Exercise goal: Could you print every line from the first one of the records below through the line containing "ax.axvline(e, color='black', lw=1.4, zorder=3)", with both included and nothing else?

::: Material for this exercise :::

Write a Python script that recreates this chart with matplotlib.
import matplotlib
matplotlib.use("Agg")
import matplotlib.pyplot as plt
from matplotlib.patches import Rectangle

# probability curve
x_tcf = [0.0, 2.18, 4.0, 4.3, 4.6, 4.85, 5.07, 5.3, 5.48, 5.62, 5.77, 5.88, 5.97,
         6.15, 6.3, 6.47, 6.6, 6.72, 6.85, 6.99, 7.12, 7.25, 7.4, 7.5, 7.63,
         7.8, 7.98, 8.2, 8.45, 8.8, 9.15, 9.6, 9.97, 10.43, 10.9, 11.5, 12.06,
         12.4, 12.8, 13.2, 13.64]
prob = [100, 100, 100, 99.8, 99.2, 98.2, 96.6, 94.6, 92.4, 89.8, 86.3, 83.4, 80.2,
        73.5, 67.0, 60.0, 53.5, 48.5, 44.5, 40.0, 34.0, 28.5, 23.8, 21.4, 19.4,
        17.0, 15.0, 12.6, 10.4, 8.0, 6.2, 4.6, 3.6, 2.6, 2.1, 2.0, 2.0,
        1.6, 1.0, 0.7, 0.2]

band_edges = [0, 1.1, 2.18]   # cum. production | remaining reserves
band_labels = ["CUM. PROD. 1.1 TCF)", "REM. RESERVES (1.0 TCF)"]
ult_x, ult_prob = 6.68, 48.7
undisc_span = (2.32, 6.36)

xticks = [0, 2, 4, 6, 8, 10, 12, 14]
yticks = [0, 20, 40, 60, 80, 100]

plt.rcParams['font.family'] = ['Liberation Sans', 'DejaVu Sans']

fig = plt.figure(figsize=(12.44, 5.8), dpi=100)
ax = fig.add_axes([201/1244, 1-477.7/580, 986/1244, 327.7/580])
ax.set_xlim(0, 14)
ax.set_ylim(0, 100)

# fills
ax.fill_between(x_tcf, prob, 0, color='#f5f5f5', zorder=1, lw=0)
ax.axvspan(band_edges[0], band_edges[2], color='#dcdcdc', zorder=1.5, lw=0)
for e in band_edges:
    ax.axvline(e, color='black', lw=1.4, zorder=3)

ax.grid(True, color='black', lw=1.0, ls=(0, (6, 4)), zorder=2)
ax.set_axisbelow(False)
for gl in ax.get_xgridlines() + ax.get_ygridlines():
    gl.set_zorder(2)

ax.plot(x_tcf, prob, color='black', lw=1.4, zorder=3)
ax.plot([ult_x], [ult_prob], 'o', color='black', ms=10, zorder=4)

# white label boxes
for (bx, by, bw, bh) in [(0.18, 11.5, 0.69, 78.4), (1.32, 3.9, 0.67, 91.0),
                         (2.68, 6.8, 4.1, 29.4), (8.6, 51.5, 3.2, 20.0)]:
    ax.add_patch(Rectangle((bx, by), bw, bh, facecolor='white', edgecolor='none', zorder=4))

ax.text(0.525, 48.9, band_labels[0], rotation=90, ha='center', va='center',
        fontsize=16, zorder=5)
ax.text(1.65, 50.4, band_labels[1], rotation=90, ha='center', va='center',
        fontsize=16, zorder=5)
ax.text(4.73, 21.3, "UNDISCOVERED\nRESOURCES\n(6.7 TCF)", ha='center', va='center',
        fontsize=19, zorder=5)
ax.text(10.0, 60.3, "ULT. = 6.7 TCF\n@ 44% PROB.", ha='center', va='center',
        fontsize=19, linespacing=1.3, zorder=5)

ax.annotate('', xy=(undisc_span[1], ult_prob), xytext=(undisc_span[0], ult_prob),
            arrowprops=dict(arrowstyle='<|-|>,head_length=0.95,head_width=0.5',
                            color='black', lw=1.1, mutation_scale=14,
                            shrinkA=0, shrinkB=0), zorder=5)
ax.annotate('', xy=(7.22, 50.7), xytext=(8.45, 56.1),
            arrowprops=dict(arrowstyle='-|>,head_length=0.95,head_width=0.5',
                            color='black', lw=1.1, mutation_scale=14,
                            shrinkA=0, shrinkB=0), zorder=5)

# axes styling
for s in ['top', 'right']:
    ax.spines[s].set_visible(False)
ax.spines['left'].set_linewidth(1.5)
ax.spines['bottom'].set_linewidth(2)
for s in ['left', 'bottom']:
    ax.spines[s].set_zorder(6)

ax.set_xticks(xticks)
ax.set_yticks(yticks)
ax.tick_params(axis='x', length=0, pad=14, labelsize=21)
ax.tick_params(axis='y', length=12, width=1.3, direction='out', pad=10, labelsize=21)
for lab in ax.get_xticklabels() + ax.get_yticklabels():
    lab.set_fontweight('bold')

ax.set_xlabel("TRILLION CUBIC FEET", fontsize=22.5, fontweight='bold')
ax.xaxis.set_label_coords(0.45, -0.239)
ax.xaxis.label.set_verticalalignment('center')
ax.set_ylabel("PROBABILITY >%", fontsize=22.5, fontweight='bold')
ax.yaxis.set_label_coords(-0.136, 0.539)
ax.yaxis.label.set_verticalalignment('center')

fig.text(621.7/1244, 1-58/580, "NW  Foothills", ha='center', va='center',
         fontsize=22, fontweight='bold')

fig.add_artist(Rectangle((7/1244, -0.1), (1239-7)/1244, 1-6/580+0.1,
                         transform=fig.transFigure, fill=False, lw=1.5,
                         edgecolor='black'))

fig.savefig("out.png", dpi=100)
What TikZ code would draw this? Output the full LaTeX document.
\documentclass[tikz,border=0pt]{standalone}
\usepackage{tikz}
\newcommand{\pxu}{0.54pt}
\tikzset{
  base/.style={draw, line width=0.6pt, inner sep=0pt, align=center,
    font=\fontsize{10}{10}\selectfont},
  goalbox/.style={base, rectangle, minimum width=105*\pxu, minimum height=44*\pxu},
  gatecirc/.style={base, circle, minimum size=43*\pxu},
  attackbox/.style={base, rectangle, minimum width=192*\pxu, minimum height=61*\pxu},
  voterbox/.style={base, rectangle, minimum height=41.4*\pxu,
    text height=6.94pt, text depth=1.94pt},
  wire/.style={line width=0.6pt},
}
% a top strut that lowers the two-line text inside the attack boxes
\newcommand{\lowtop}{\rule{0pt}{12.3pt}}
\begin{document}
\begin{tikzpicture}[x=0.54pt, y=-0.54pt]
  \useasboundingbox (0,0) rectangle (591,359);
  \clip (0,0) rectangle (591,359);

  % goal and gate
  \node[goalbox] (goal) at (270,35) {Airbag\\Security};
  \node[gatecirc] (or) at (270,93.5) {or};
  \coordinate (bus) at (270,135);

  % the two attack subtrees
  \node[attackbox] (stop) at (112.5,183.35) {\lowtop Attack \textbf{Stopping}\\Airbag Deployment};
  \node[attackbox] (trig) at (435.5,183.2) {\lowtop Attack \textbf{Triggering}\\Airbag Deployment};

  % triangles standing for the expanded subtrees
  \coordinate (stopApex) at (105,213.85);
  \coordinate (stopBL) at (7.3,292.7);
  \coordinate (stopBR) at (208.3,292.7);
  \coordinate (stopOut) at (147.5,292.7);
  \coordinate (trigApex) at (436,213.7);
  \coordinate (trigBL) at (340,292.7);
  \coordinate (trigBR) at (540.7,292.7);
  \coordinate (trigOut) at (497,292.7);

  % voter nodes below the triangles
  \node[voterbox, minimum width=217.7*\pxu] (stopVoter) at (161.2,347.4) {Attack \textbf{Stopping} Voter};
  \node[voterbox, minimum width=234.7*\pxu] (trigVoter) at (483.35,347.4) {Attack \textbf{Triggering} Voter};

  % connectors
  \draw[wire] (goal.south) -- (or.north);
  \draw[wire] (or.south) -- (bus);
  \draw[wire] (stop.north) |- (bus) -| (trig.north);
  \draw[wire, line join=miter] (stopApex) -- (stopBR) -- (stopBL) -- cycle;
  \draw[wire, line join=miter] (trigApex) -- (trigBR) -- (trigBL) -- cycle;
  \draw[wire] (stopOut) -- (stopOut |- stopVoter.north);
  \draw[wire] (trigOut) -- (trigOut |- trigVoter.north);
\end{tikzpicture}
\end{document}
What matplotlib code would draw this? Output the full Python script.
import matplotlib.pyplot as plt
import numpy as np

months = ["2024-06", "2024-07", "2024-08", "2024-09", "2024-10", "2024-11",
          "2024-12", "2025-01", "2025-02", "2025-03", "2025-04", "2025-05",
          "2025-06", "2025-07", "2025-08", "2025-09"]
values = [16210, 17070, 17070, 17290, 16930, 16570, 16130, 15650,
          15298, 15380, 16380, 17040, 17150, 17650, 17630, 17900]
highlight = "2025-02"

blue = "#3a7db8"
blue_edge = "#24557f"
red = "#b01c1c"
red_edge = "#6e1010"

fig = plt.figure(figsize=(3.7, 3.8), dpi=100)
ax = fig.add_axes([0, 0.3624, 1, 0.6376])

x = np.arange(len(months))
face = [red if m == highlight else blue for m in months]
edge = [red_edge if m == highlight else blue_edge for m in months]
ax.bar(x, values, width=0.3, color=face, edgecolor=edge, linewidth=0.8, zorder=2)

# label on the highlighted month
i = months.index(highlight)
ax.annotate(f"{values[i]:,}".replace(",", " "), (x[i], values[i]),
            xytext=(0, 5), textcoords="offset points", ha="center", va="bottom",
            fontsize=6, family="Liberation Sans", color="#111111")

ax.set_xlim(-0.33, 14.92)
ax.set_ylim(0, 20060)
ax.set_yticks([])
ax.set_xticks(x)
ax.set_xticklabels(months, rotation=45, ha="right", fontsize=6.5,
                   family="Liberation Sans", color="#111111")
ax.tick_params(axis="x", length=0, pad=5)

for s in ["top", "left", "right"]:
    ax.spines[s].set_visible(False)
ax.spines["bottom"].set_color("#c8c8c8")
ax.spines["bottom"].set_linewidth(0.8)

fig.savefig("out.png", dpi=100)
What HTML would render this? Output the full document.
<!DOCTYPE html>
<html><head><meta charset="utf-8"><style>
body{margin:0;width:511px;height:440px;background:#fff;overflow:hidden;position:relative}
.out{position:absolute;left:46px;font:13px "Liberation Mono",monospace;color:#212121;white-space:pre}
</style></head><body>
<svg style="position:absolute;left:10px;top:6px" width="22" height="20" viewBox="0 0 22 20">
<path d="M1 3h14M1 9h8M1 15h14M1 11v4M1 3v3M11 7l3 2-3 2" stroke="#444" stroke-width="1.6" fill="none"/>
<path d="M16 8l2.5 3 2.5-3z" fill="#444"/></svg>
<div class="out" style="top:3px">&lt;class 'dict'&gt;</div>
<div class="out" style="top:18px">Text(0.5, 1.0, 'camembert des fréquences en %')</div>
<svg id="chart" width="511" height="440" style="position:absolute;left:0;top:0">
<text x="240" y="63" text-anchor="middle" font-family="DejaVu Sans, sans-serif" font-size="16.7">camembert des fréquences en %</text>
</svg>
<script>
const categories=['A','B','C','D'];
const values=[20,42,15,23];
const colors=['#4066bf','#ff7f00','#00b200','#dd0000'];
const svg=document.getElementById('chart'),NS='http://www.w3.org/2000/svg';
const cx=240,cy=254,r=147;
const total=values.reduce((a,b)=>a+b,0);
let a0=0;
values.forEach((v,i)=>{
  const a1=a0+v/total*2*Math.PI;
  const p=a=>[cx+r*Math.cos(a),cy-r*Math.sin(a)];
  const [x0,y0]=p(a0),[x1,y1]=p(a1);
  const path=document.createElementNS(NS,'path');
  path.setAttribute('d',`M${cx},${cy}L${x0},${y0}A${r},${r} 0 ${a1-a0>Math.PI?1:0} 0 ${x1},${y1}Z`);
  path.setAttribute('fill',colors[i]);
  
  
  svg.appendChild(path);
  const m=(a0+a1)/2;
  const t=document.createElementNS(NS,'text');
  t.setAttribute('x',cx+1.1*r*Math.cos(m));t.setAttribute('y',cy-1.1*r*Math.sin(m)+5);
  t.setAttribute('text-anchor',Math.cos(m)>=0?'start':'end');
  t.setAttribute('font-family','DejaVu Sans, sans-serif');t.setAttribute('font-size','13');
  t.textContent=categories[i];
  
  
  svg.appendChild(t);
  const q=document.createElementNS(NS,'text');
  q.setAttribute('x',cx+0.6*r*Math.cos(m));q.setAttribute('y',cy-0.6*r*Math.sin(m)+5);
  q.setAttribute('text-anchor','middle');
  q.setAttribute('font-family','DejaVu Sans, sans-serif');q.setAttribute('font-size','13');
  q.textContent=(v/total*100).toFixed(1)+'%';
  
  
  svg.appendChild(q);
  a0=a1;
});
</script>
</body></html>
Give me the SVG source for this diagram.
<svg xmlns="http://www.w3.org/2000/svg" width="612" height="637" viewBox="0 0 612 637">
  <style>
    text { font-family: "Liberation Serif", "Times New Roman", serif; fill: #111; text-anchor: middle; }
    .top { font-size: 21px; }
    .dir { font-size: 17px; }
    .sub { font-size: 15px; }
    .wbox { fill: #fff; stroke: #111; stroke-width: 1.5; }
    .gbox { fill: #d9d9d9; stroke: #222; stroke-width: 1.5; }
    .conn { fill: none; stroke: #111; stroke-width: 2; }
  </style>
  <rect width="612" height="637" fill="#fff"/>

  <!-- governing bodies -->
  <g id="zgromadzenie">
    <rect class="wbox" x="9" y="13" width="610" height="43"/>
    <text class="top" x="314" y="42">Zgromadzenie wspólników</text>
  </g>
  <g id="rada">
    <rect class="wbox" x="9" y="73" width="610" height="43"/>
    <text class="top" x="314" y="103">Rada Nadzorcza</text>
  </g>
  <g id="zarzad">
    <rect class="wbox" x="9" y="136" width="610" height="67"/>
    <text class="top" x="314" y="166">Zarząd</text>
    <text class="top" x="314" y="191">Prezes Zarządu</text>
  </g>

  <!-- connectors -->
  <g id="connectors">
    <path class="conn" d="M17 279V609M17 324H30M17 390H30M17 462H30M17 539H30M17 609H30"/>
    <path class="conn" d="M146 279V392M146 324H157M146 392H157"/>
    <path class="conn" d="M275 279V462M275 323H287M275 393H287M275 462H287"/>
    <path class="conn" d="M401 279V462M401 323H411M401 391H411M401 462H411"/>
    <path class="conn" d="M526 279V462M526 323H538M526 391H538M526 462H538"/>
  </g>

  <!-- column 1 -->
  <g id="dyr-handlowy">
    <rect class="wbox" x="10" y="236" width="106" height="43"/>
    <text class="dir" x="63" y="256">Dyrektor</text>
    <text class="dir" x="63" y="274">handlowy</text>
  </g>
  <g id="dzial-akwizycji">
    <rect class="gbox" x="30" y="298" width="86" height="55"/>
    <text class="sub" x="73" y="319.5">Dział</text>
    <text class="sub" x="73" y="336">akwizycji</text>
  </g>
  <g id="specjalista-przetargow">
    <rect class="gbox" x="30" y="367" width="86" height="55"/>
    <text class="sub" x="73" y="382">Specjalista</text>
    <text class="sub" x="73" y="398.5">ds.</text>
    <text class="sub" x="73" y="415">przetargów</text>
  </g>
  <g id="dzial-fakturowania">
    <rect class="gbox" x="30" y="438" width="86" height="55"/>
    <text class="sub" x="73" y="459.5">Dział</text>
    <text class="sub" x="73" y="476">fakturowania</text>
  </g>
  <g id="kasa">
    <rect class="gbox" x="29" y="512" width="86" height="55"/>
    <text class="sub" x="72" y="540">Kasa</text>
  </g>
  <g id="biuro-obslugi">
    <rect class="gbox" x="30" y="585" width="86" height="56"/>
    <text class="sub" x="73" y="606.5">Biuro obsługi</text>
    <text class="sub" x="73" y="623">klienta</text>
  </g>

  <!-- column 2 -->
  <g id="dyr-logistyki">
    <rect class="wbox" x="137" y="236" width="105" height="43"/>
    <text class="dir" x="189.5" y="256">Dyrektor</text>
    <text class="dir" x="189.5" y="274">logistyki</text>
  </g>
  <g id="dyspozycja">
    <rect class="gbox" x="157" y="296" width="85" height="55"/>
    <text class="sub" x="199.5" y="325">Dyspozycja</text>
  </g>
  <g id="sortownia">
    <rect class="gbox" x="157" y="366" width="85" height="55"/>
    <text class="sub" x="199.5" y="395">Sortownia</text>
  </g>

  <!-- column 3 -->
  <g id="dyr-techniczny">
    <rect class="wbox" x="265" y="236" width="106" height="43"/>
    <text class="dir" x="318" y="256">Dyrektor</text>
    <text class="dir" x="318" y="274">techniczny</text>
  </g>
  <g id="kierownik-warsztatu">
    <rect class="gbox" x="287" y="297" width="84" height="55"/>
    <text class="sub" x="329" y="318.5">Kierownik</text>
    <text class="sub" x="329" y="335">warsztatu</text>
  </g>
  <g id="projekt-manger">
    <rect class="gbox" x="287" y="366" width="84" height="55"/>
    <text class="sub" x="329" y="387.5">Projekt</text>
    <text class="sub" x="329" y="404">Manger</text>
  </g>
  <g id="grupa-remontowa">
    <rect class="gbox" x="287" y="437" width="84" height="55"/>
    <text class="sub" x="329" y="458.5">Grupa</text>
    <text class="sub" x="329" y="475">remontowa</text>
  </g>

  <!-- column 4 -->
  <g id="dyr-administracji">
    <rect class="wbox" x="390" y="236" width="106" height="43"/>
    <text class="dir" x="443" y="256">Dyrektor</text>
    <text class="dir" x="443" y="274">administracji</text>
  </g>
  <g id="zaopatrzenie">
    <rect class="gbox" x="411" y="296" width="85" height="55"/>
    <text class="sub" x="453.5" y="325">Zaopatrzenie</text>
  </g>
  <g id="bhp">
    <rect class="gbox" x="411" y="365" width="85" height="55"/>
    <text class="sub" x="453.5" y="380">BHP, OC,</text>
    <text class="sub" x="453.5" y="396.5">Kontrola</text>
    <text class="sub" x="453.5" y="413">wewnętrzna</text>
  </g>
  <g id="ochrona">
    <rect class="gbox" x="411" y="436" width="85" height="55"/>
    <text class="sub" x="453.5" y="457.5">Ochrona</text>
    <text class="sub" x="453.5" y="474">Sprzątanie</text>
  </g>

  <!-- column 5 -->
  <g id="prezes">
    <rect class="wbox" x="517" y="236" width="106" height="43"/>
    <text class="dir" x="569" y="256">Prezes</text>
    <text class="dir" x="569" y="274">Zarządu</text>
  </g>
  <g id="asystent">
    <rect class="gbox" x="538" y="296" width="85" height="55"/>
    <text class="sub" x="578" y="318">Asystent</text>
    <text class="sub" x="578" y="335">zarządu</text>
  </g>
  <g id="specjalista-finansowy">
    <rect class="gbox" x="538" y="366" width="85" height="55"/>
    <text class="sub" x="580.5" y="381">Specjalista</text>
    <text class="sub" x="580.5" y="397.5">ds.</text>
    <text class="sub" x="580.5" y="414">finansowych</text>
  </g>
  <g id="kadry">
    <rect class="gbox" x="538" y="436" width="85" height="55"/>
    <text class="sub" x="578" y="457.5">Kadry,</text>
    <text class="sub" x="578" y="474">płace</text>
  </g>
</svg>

:::

Completed task:
Write a Python script that recreates this chart with matplotlib.
import matplotlib
matplotlib.use("Agg")
import matplotlib.pyplot as plt
from matplotlib.patches import Rectangle

# probability curve
x_tcf = [0.0, 2.18, 4.0, 4.3, 4.6, 4.85, 5.07, 5.3, 5.48, 5.62, 5.77, 5.88, 5.97,
         6.15, 6.3, 6.47, 6.6, 6.72, 6.85, 6.99, 7.12, 7.25, 7.4, 7.5, 7.63,
         7.8, 7.98, 8.2, 8.45, 8.8, 9.15, 9.6, 9.97, 10.43, 10.9, 11.5, 12.06,
         12.4, 12.8, 13.2, 13.64]
prob = [100, 100, 100, 99.8, 99.2, 98.2, 96.6, 94.6, 92.4, 89.8, 86.3, 83.4, 80.2,
        73.5, 67.0, 60.0, 53.5, 48.5, 44.5, 40.0, 34.0, 28.5, 23.8, 21.4, 19.4,
        17.0, 15.0, 12.6, 10.4, 8.0, 6.2, 4.6, 3.6, 2.6, 2.1, 2.0, 2.0,
        1.6, 1.0, 0.7, 0.2]

band_edges = [0, 1.1, 2.18]   # cum. production | remaining reserves
band_labels = ["CUM. PROD. 1.1 TCF)", "REM. RESERVES (1.0 TCF)"]
ult_x, ult_prob = 6.68, 48.7
undisc_span = (2.32, 6.36)

xticks = [0, 2, 4, 6, 8, 10, 12, 14]
yticks = [0, 20, 40, 60, 80, 100]

plt.rcParams['font.family'] = ['Liberation Sans', 'DejaVu Sans']

fig = plt.figure(figsize=(12.44, 5.8), dpi=100)
ax = fig.add_axes([201/1244, 1-477.7/580, 986/1244, 327.7/580])
ax.set_xlim(0, 14)
ax.set_ylim(0, 100)

# fills
ax.fill_between(x_tcf, prob, 0, color='#f5f5f5', zorder=1, lw=0)
ax.axvspan(band_edges[0], band_edges[2], color='#dcdcdc', zorder=1.5, lw=0)
for e in band_edges:
    ax.axvline(e, color='black', lw=1.4, zorder=3)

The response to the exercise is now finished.